2 Eylül 2011 Cuma

2 eylül akşam - Sıkıntıların Giderilmesinde İbadet


Sıkıntıların Giderilmesinde İbadet
Dr. Polat HAS - Sızıntı dergisi

Çağımız stres asrıdır. İnsanlık bu problemi çözmenin yollarını aramaktadır.
Bu yollar arasında en önemlisi ibadettir.
İbadet, günlük meşgale ve faaliyetler arasında Allah’a yöneliş gibi önemli bir vazifenin bulunduğunu insanlara
hatırlatır.
İnsanı dünyanın küçük ihtiraslarından sık sık kurtarıp Allah huzuruna davet eder, vicdan muhasebesine çağırır.
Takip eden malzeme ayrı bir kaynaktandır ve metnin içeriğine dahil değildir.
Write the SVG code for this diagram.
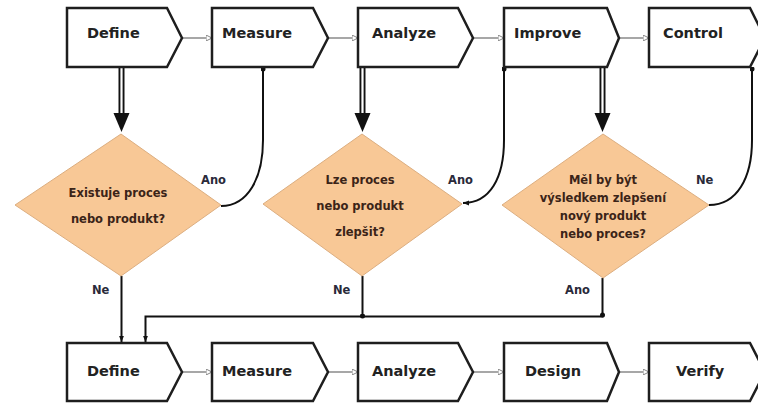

Ruhlara huzur ve inşirah verir.
İbadetler, dini hisler ve heyecanların maddi tezahürleridir. Bunlar suni değildir. Dini hayat yaşayan bir ferdin, inandığı kutsi varlık karşısında duyduğu heyecanın hareket şeklinde ifadesidir.(1) Hem ibadet, kulun dergâhı
İlahiye’ye ihtiyaçlarını arz etmesi, O’na dua ile iltica etmesidir. Bu iltica ile insanın kalbi ve ruhu her türlü elem ve kederden kurtulup sürur ve rahata kavuşur. Buna ise kul muhtaçtır (2).
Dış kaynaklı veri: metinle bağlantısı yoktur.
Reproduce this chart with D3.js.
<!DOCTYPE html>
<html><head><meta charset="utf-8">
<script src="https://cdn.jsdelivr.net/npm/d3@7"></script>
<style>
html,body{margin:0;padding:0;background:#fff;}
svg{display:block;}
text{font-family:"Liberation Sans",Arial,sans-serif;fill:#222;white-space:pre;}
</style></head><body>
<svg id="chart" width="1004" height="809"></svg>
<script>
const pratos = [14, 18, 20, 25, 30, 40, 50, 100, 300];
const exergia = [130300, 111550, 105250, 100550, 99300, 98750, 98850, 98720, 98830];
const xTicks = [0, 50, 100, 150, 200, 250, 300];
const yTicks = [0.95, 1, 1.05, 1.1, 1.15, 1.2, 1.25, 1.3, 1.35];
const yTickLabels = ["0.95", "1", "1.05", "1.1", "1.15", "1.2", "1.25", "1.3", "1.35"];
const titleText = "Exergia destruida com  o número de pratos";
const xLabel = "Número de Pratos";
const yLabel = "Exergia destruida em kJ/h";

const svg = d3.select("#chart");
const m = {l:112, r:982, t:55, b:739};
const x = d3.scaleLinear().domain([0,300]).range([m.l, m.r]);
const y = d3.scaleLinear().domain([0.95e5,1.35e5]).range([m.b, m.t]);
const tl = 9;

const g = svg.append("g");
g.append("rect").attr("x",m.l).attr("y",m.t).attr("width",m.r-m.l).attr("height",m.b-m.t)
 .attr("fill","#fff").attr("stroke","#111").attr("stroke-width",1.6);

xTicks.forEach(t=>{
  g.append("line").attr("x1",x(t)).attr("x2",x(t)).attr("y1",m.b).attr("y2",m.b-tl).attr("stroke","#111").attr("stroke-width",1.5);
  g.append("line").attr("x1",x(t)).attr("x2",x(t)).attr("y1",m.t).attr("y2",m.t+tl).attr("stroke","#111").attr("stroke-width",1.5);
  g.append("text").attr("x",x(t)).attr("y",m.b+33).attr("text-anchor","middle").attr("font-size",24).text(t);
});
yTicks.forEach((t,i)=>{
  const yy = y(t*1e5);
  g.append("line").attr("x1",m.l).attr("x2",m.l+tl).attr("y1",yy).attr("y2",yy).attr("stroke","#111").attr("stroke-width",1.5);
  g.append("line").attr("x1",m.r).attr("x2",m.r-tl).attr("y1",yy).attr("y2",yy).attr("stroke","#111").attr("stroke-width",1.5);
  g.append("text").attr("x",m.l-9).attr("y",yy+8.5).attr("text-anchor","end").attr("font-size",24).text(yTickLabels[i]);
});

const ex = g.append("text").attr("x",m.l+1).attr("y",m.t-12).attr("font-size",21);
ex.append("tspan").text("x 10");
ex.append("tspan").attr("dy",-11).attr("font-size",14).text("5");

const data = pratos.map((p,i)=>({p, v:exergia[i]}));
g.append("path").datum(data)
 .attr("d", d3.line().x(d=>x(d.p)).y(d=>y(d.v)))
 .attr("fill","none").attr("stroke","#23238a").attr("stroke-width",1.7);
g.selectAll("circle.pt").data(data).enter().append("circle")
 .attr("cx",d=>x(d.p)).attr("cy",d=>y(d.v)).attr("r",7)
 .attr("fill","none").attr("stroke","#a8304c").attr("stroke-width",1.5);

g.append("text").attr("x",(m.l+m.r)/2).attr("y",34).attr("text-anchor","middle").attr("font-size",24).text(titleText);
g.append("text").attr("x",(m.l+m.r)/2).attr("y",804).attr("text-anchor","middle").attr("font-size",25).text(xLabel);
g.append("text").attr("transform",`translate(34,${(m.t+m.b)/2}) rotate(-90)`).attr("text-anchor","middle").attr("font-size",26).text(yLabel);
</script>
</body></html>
İbadetlerden namazı ele alalım; Allah’a zikir olan namaz insanın hem bedenine, hem ruhuna şifadır. “Onlar inanmışlar, kalpleri Allah’ı zikretmekle huzuru kavuşur”(Ra’d:28);
Rablerinden korkanların, bu Kitap’tan tüyleri ürperir, sonra hem derileri ve hem de kalpleri Allah’ın zikriyle yumuşar ve yatışır’‘(Zümer23).
Ve bir hadiste “Namazda şifa vardır. “(İbn Mace Tıbb, 1O) buyrulmaktadır.
Diğer taraftan namaz insanın yalnızlık psikolojisine de çaredir. İnsanların birbirinden isteyerek veya istemeyerek uzaklaştıkları ve ferdiyetçiliğin giderek hâkim olduğu bugünkü medeniyetin bir hastalığı da, yalnızlık hissidir.
Namaz, ister ferden, isterse cemaatle kılınsın, her iki halde de insanın yalnızlık hissini en az günde beş kere giderebilmektedir.
Çünkü o, yalnız kılındığı halde insanı Allah’ın huzuruna götürmekle, insana yalnız olmadığını hatırlattığı gibi, cemaatle kılındığı halde insanı yine hem Allah ile karşı karşıya getirmekle, hem de diğer insanlarla bir arada bulundurarak yalnızlık hissini giderir.
Bu açıdan özellikle cemaatle kılınan namaz daha önemli ve tesirlidir.(3) Namaz manevi dertlere ve ruh hastalıklarına şifa ve deva bulmak gayesiyle doktorların doktoru ve ruhların tabibi olan yüce Allah’ın manevi
huzurunda müminlerin dertlerini dile getirip, hastalıklarını arz ve izah ederek, çare devasını talep etmek ve dilemekten ibaret olduğundan, O yüce huzura layık ve münasip bir şekilde, o dertleri dile getirmek ve arz etmek için, tabibin beyan buyurduğu vecih ile ve usulü dairesinde namaz kılan, evvela gerekli bütün hazırlıklarını tamamlar.
Sonra Kur’an-ı Kerim’in bütün manasını özetleyen ve önsözü mahiyetinde bulunan Fatiha’yı Şerif’i okumakla, İlahi mücaata başlar. Ve bütün dert ve dileklerini o yüce huzura şifahi bir arzuhal mahiyetindeki Fatiha’yı Şerefeyle arzeder (4).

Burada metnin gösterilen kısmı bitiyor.